Two things – first, the sheer amount of tasks we have to juggle. Looking after thousands of already published titles, while trying to decide how we stock hundreds of new publications is complicated and demands a lot of close attention and good judgment. And it may sound strange but I have to change the way in which I read – I speed read at least ten fiction books a week for work purposes and I have to remember to change my mindset when I am reading purely for pleasure. And there is never enough time to read all the books that I would like to – I find that very frustrating!

Who decides which books are on the shelves in bookshops?

I head up a fantastic head office team that makes these decisions – the publishers present to us and we use our best judgment, previous sales figures and commercial instincts to decide which books are bought. We also have a team of knowledgeable and enthusiastic Children’s book specialists who work in all our stores; they give us continuous feedback on which books are being asked for and what customers say they really need.

What impact has heavily discounted bookselling had on your sales?

In an increasingly competitive market, bookshops obviously want to offer value to their customers; but I think it’s more important to encourage and foster a love of reading through good merchandising, strong ranges and creative marketing and recommendation. The kind of expertise or depth of range you find in a bookshop is, I think, rare in a supermarket or online, and you can’t beat the thrill of browsing the shelves in a good store. Certainly, a lot of readers feel the same way so I would say the impact isn’t as great as some people might fear.

What have been the highlights in your job?
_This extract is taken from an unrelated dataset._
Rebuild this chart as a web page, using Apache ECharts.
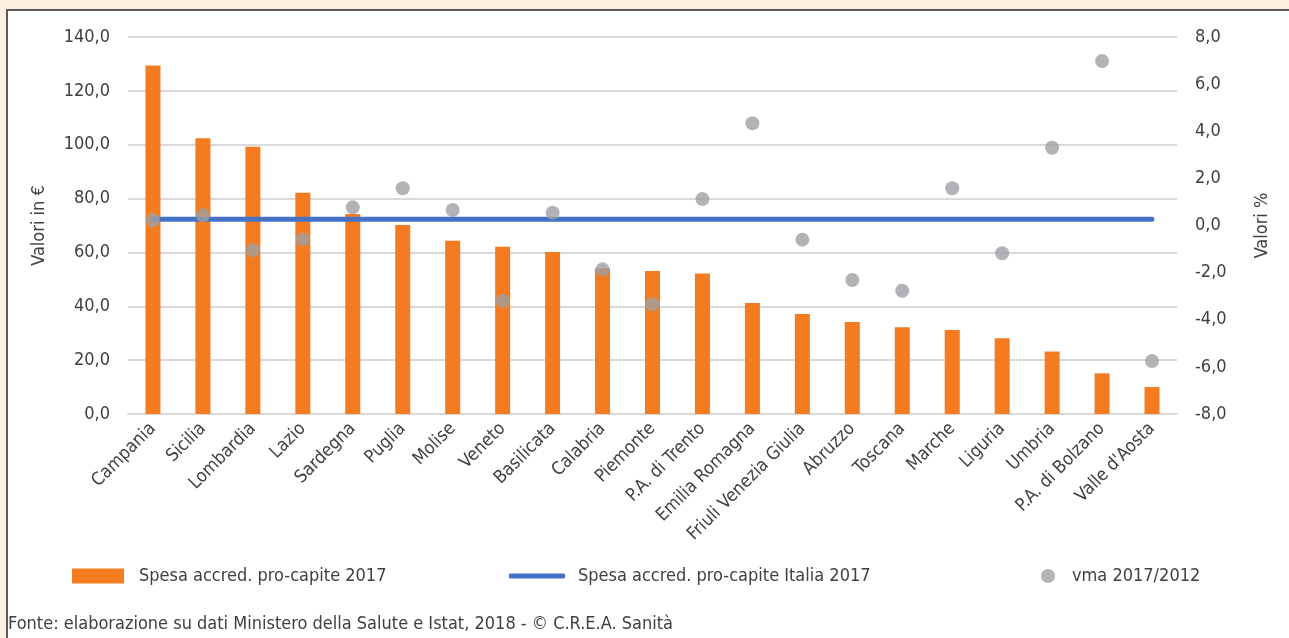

Too many to count! Going to the Bologna book fair is always my favourite part of the year – I am like a kid in a sweetshop. I love the thrill of reading an early manuscript, falling in love with it and then seeing it become as successful as I know it deserves to be. Having the opportunity to chat to some of my favourite authors has been amazing: meeting Philip Pullman and Alan Bennett was very exciting, and so was the time I visited Roald Dahl’s home and went into the shed where he wrote all his books (which hasn’t changed since the day he died). That felt like a pilgrimage.